Cities of the 21st century need to have plenty of low-rise, low cost apartments that offer parking. Cars are the future, like it or not. Bus routes should additionally offer quick access between these apartments and the major business centers of the city.

Though policies are needed to help those who need help. People with drug addictions, mental problems, and the alike need to get immeditate state help. Drug addiction needs to be treated, through programs that ensure that people stay clean (which may include restrictions like 'clean' prisons for those who don't seem to reform right away). This means state funds needs to pay for these programs.

How To Pay For This

Taxes are the obvious answer. But we all hate to pay taxes. If we can solve these problems, they will have a net improvement on our lives, which will be of greater value then any taxes paid.

Taxes need to be fair. That's all to often not the case with today's tax structure. Too often the poor pay too much, and the rich pay too little. Especially, when it comes to business.
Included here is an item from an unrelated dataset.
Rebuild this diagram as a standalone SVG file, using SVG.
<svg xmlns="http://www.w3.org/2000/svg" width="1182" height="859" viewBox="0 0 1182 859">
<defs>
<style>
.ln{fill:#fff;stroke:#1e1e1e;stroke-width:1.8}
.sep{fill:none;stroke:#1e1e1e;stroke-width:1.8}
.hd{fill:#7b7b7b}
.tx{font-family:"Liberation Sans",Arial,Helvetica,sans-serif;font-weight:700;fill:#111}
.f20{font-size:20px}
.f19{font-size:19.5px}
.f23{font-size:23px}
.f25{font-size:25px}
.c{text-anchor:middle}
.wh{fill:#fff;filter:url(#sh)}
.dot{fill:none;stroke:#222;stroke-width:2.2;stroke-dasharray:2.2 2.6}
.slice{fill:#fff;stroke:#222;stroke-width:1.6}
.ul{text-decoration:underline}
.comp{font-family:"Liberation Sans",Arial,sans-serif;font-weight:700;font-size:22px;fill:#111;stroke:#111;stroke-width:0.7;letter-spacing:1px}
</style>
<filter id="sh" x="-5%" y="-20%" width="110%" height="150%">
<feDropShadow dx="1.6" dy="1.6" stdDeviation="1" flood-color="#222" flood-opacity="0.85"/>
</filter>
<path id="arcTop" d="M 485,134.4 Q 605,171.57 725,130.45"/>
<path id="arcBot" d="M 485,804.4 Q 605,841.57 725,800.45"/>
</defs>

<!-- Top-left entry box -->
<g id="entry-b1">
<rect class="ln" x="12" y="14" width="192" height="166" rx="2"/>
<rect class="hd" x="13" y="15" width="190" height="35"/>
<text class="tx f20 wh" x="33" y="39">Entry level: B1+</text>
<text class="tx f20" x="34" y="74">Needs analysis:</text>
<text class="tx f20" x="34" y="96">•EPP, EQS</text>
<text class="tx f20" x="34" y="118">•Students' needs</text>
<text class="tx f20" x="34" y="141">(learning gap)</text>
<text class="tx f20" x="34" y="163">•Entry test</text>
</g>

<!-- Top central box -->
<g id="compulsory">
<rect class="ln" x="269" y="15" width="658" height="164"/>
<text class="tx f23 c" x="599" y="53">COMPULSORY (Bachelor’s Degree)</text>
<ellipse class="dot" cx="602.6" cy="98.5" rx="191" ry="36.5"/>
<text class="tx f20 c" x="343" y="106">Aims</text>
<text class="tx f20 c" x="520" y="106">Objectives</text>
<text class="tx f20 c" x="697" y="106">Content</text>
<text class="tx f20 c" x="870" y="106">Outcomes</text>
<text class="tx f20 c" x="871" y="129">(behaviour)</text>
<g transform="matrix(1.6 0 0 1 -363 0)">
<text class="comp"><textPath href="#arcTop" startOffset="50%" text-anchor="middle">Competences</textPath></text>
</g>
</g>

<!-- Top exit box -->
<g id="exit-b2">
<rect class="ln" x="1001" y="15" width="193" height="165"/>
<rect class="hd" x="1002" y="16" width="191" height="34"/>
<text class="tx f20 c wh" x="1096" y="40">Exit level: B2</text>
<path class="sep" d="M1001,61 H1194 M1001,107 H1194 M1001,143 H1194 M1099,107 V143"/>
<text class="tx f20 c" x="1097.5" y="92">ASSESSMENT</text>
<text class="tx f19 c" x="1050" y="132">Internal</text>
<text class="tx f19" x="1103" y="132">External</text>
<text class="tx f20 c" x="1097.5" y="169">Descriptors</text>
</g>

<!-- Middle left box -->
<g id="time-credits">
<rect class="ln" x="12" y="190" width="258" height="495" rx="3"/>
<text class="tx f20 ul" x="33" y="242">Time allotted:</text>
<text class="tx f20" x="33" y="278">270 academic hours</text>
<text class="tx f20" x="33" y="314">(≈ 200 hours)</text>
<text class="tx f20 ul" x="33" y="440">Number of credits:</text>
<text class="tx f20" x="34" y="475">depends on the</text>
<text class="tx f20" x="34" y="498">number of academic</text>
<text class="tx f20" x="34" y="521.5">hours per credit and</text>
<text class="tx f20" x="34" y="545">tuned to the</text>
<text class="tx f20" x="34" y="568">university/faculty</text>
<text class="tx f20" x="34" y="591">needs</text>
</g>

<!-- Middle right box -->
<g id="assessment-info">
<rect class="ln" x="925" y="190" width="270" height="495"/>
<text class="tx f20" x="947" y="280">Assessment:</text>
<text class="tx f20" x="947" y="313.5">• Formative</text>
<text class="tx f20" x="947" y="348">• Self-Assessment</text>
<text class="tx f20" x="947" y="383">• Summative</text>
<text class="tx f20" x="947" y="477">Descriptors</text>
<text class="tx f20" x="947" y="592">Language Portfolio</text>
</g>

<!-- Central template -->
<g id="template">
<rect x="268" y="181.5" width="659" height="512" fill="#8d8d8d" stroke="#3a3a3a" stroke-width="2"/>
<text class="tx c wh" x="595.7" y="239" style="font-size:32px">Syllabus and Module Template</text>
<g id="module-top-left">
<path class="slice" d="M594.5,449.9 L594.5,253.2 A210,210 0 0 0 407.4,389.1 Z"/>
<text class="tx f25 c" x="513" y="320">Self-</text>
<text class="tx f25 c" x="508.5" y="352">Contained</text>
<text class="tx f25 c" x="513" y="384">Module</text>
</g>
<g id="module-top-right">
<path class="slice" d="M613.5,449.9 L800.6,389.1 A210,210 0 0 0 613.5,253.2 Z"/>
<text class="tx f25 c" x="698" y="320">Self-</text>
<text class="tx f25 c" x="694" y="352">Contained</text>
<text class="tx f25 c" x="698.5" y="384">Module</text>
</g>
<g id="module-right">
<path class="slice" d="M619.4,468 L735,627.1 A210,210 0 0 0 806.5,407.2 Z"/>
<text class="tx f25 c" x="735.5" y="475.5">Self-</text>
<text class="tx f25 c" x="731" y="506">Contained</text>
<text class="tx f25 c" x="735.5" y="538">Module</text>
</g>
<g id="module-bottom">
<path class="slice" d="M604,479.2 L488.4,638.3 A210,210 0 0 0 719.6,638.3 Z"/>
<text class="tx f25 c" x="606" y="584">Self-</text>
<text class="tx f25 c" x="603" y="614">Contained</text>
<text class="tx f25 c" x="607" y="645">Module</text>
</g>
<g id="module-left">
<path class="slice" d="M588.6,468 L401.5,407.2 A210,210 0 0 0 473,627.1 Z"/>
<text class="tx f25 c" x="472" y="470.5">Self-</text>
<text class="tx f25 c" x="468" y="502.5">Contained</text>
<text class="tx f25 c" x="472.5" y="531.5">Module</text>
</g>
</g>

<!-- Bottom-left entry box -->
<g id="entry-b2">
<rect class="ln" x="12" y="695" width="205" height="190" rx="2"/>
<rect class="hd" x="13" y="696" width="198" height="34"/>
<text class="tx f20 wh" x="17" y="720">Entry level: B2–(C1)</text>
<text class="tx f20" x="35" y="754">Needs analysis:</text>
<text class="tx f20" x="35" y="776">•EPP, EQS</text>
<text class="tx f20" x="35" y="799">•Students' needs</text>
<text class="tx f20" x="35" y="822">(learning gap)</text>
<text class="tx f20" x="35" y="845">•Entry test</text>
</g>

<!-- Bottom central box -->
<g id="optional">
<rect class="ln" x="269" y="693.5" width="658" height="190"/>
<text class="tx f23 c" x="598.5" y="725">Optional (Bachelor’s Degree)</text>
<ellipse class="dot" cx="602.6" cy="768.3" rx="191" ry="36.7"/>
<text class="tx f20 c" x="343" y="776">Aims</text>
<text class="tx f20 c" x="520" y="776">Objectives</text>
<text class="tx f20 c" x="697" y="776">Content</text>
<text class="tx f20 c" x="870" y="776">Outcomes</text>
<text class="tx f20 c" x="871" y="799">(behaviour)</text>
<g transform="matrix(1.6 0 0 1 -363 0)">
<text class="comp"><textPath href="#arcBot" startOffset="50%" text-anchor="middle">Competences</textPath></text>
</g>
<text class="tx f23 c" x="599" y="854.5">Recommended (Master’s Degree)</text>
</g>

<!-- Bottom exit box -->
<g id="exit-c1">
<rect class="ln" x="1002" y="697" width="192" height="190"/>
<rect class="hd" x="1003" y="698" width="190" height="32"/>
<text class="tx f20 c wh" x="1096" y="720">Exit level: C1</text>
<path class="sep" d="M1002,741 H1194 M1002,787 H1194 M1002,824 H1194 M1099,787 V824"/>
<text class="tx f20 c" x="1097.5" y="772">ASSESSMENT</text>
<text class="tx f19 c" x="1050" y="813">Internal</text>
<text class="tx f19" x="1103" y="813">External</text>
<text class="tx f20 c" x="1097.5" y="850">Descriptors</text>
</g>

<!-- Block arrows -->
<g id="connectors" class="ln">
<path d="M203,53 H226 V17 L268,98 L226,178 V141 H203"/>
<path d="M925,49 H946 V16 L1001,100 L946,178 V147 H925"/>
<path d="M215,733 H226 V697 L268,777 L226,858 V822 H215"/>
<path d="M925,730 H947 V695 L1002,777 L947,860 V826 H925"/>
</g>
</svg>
Businesses are often under taxed, while small businesses are overtaxed and in deep regulatory crap.

That why we need a new tax system, that abolishes property taxes (which discourage property development, threaten the ability for the poor to eat in some cases, take away farm land from small farmers, etc.), increase business taxes for the largest of corporations, and make income and social security taxes more progressive.